OBJECTIVE — Exact reproduction of the data is required, with images excluded.

DATASET EXCERPT —
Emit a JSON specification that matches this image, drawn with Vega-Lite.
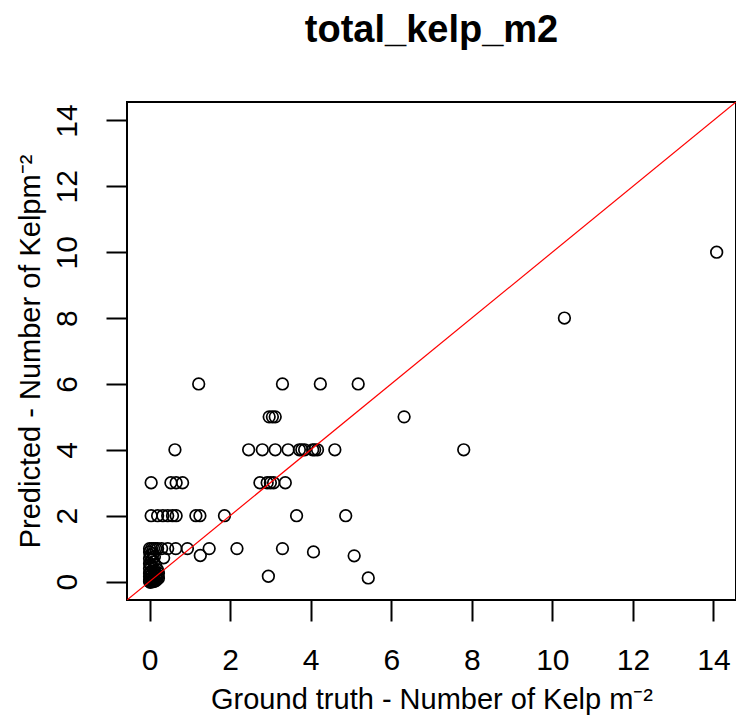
{
  "$schema": "https://vega.github.io/schema/vega-lite/v6.json",
  "autosize": {"type": "none"},
  "width": 609,
  "height": 498,
  "padding": {"left": 127, "top": 102, "right": 0, "bottom": 124},
  "background": "white",
  "config": {
    "font": "Liberation Sans",
    "view": {"stroke": "black", "strokeWidth": 2},
    "axis": {"grid": false, "domain": false, "tickColor": "black", "tickWidth": 2, "tickSize": 21,
      "labelColor": "black", "labelFont": "Liberation Sans", "labelFontSize": 30, "labelPadding": 24,
      "titleColor": "black", "titleFont": "Liberation Sans", "titleFontSize": 29, "titleFontWeight": "normal"}
  },
  "title": {"text": "total_kelp_m2", "font": "Liberation Sans", "fontSize": 38, "fontWeight": "bold", "color": "black",
    "anchor": "middle", "frame": "group", "offset": 52},
  "datasets": {
    "pts": [
      {"truth": 14.08, "pred": 10}, {"truth": 10.3, "pred": 8},
      {"truth": 1.22, "pred": 6}, {"truth": 3.3, "pred": 6}, {"truth": 4.24, "pred": 6}, {"truth": 5.18, "pred": 6},
      {"truth": 2.97, "pred": 5}, {"truth": 3.05, "pred": 5}, {"truth": 3.12, "pred": 5}, {"truth": 6.32, "pred": 5},
      {"truth": 0.63, "pred": 4}, {"truth": 2.46, "pred": 4}, {"truth": 2.8, "pred": 4}, {"truth": 3.12, "pred": 4},
      {"truth": 3.44, "pred": 4}, {"truth": 3.72, "pred": 4}, {"truth": 3.78, "pred": 4}, {"truth": 3.85, "pred": 4},
      {"truth": 4.05, "pred": 4}, {"truth": 4.1, "pred": 4}, {"truth": 4.17, "pred": 4}, {"truth": 4.6, "pred": 4},
      {"truth": 7.8, "pred": 4},
      {"truth": 0.04, "pred": 3}, {"truth": 0.53, "pred": 3}, {"truth": 0.66, "pred": 3}, {"truth": 0.82, "pred": 3},
      {"truth": 2.74, "pred": 3}, {"truth": 2.92, "pred": 3}, {"truth": 3.0, "pred": 3}, {"truth": 3.08, "pred": 3},
      {"truth": 3.37, "pred": 3},
      {"truth": 0.04, "pred": 2}, {"truth": 0.2, "pred": 2}, {"truth": 0.33, "pred": 2}, {"truth": 0.45, "pred": 2},
      {"truth": 0.57, "pred": 2}, {"truth": 0.66, "pred": 2}, {"truth": 1.15, "pred": 2}, {"truth": 1.25, "pred": 2},
      {"truth": 1.86, "pred": 2}, {"truth": 3.65, "pred": 2}, {"truth": 4.87, "pred": 2},
      {"truth": 0.45, "pred": 1}, {"truth": 0.65, "pred": 1}, {"truth": 0.94, "pred": 1}, {"truth": 1.48, "pred": 1},
      {"truth": 2.17, "pred": 1}, {"truth": 3.3, "pred": 1},
      {"truth": 1.26, "pred": 0.79}, {"truth": 4.07, "pred": 0.9}, {"truth": 5.08, "pred": 0.78},
      {"truth": 2.95, "pred": 0.16}, {"truth": 5.43, "pred": 0.11},
      {"truth": 0.0, "pred": 1}, {"truth": 0.05, "pred": 1}, {"truth": 0.1, "pred": 1}, {"truth": 0.15, "pred": 1},
      {"truth": 0.2, "pred": 1}, {"truth": 0.3, "pred": 1},
      {"truth": 0.0, "pred": 0.9}, {"truth": 0.08, "pred": 0.85}, {"truth": 0.02, "pred": 0.8}, {"truth": 0.12, "pred": 0.75},
      {"truth": 0.0, "pred": 0.7}, {"truth": 0.05, "pred": 0.65}, {"truth": 0.35, "pred": 0.72}, {"truth": 0.1, "pred": 0.6},
      {"truth": 0.0, "pred": 0.55}, {"truth": 0.02, "pred": 0.5}, {"truth": 0.15, "pred": 0.5}, {"truth": 0.05, "pred": 0.45},
      {"truth": 0.0, "pred": 0.4}, {"truth": 0.1, "pred": 0.4}, {"truth": 0.2, "pred": 0.35}, {"truth": 0.03, "pred": 0.3},
      {"truth": 0.12, "pred": 0.3}, {"truth": 0.0, "pred": 0.25}, {"truth": 0.22, "pred": 0.25}, {"truth": 0.05, "pred": 0.2},
      {"truth": 0.15, "pred": 0.2}, {"truth": 0.0, "pred": 0.15}, {"truth": 0.1, "pred": 0.12}, {"truth": 0.2, "pred": 0.15},
      {"truth": 0.03, "pred": 0.1}, {"truth": 0.08, "pred": 0.05}, {"truth": 0.18, "pred": 0.08}, {"truth": 0.0, "pred": 0.05},
      {"truth": 0.05, "pred": 0.0}, {"truth": 0.0, "pred": 0.0}, {"truth": 0.1, "pred": 0.0}, {"truth": 0.15, "pred": 0.02},
      {"truth": 0.22, "pred": 0.1}, {"truth": 0.2, "pred": 0.2}, {"truth": 0.02, "pred": -0.02}
    ],
    "ref": [{"truth": -1, "pred": -1}, {"truth": 15, "pred": 15}]
  },
  "layer": [
    {
      "data": {"name": "pts"},
      "mark": {"type": "point", "shape": "circle", "filled": false, "stroke": "black", "strokeWidth": 1.7, "size": 135, "opacity": 1},
      "encoding": {
        "x": {"field": "truth", "type": "quantitative",
          "scale": {"domain": [-0.56, 14.56], "nice": false, "zero": false},
          "axis": {"values": [0, 2, 4, 6, 8, 10, 12, 14], "title": "Ground truth - Number of Kelp m⁻²", "titlePadding": 10}},
        "y": {"field": "pred", "type": "quantitative",
          "scale": {"domain": [-0.56, 14.56], "nice": false, "zero": false},
          "axis": {"values": [0, 2, 4, 6, 8, 10, 12, 14], "labelAngle": -90, "labelAlign": "center", "labelBaseline": "bottom",
            "title": "Predicted - Number of Kelpm⁻²", "titlePadding": 7}}
      }
    },
    {
      "data": {"name": "ref"},
      "mark": {"type": "line", "color": "red", "strokeWidth": 1.2, "clip": true},
      "encoding": {
        "x": {"field": "truth", "type": "quantitative"},
        "y": {"field": "pred", "type": "quantitative"}
      }
    }
  ]
}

WRITTEN SOLUTION —
Emit a JSON specification that matches this image, drawn with Vega-Lite.
{
  "$schema": "https://vega.github.io/schema/vega-lite/v6.json",
  "autosize": {"type": "none"},
  "width": 609,
  "height": 498,
  "padding": {"left": 127, "top": 102, "right": 0, "bottom": 124},
  "background": "white",
  "config": {
    "font": "Liberation Sans",
    "view": {"stroke": "black", "strokeWidth": 2},
    "axis": {"grid": false, "domain": false, "tickColor": "black", "tickWidth": 2, "tickSize": 21,
      "labelColor": "black", "labelFont": "Liberation Sans", "labelFontSize": 30, "labelPadding": 24,
      "titleColor": "black", "titleFont": "Liberation Sans", "titleFontSize": 29, "titleFontWeight": "normal"}
  },
  "title": {"text": "total_kelp_m2", "font": "Liberation Sans", "fontSize": 38, "fontWeight": "bold", "color": "black",
    "anchor": "middle", "frame": "group", "offset": 52},
  "datasets": {
    "pts": [
      {"truth": 14.08, "pred": 10}, {"truth": 10.3, "pred": 8},
      {"truth": 1.22, "pred": 6}, {"truth": 3.3, "pred": 6}, {"truth": 4.24, "pred": 6}, {"truth": 5.18, "pred": 6},
      {"truth": 2.97, "pred": 5}, {"truth": 3.05, "pred": 5}, {"truth": 3.12, "pred": 5}, {"truth": 6.32, "pred": 5},
      {"truth": 0.63, "pred": 4}, {"truth": 2.46, "pred": 4}, {"truth": 2.8, "pred": 4}, {"truth": 3.12, "pred": 4},
      {"truth": 3.44, "pred": 4}, {"truth": 3.72, "pred": 4}, {"truth": 3.78, "pred": 4}, {"truth": 3.85, "pred": 4},
      {"truth": 4.05, "pred": 4}, {"truth": 4.1, "pred": 4}, {"truth": 4.17, "pred": 4}, {"truth": 4.6, "pred": 4},
      {"truth": 7.8, "pred": 4},
      {"truth": 0.04, "pred": 3}, {"truth": 0.53, "pred": 3}, {"truth": 0.66, "pred": 3}, {"truth": 0.82, "pred": 3},
      {"truth": 2.74, "pred": 3}, {"truth": 2.92, "pred": 3}, {"truth": 3.0, "pred": 3}, {"truth": 3.08, "pred": 3},
      {"truth": 3.37, "pred": 3},
      {"truth": 0.04, "pred": 2}, {"truth": 0.2, "pred": 2}, {"truth": 0.33, "pred": 2}, {"truth": 0.45, "pred": 2},
      {"truth": 0.57, "pred": 2}, {"truth": 0.66, "pred": 2}, {"truth": 1.15, "pred": 2}, {"truth": 1.25, "pred": 2},
      {"truth": 1.86, "pred": 2}, {"truth": 3.65, "pred": 2}, {"truth": 4.87, "pred": 2},
      {"truth": 0.45, "pred": 1}, {"truth": 0.65, "pred": 1}, {"truth": 0.94, "pred": 1}, {"truth": 1.48, "pred": 1},
      {"truth": 2.17, "pred": 1}, {"truth": 3.3, "pred": 1},
      {"truth": 1.26, "pred": 0.79}, {"truth": 4.07, "pred": 0.9}, {"truth": 5.08, "pred": 0.78},
      {"truth": 2.95, "pred": 0.16}, {"truth": 5.43, "pred": 0.11},
      {"truth": 0.0, "pred": 1}, {"truth": 0.05, "pred": 1}, {"truth": 0.1, "pred": 1}, {"truth": 0.15, "pred": 1},
      {"truth": 0.2, "pred": 1}, {"truth": 0.3, "pred": 1},
      {"truth": 0.0, "pred": 0.9}, {"truth": 0.08, "pred": 0.85}, {"truth": 0.02, "pred": 0.8}, {"truth": 0.12, "pred": 0.75},
      {"truth": 0.0, "pred": 0.7}, {"truth": 0.05, "pred": 0.65}, {"truth": 0.35, "pred": 0.72}, {"truth": 0.1, "pred": 0.6},
      {"truth": 0.0, "pred": 0.55}, {"truth": 0.02, "pred": 0.5}, {"truth": 0.15, "pred": 0.5}, {"truth": 0.05, "pred": 0.45},
      {"truth": 0.0, "pred": 0.4}, {"truth": 0.1, "pred": 0.4}, {"truth": 0.2, "pred": 0.35}, {"truth": 0.03, "pred": 0.3},
      {"truth": 0.12, "pred": 0.3}, {"truth": 0.0, "pred": 0.25}, {"truth": 0.22, "pred": 0.25}, {"truth": 0.05, "pred": 0.2},
      {"truth": 0.15, "pred": 0.2}, {"truth": 0.0, "pred": 0.15}, {"truth": 0.1, "pred": 0.12}, {"truth": 0.2, "pred": 0.15},
      {"truth": 0.03, "pred": 0.1}, {"truth": 0.08, "pred": 0.05}, {"truth": 0.18, "pred": 0.08}, {"truth": 0.0, "pred": 0.05},
      {"truth": 0.05, "pred": 0.0}, {"truth": 0.0, "pred": 0.0}, {"truth": 0.1, "pred": 0.0}, {"truth": 0.15, "pred": 0.02},
      {"truth": 0.22, "pred": 0.1}, {"truth": 0.2, "pred": 0.2}, {"truth": 0.02, "pred": -0.02}
    ],
    "ref": [{"truth": -1, "pred": -1}, {"truth": 15, "pred": 15}]
  },
  "layer": [
    {
      "data": {"name": "pts"},
      "mark": {"type": "point", "shape": "circle", "filled": false, "stroke": "black", "strokeWidth": 1.7, "size": 135, "opacity": 1},
      "encoding": {
        "x": {"field": "truth", "type": "quantitative",
          "scale": {"domain": [-0.56, 14.56], "nice": false, "zero": false},
          "axis": {"values": [0, 2, 4, 6, 8, 10, 12, 14], "title": "Ground truth - Number of Kelp m⁻²", "titlePadding": 10}},
        "y": {"field": "pred", "type": "quantitative",
          "scale": {"domain": [-0.56, 14.56], "nice": false, "zero": false},
          "axis": {"values": [0, 2, 4, 6, 8, 10, 12, 14], "labelAngle": -90, "labelAlign": "center", "labelBaseline": "bottom",
            "title": "Predicted - Number of Kelpm⁻²", "titlePadding": 7}}
      }
    },
    {
      "data": {"name": "ref"},
      "mark": {"type": "line", "color": "red", "strokeWidth": 1.2, "clip": true},
      "encoding": {
        "x": {"field": "truth", "type": "quantitative"},
        "y": {"field": "pred", "type": "quantitative"}
      }
    }
  ]
}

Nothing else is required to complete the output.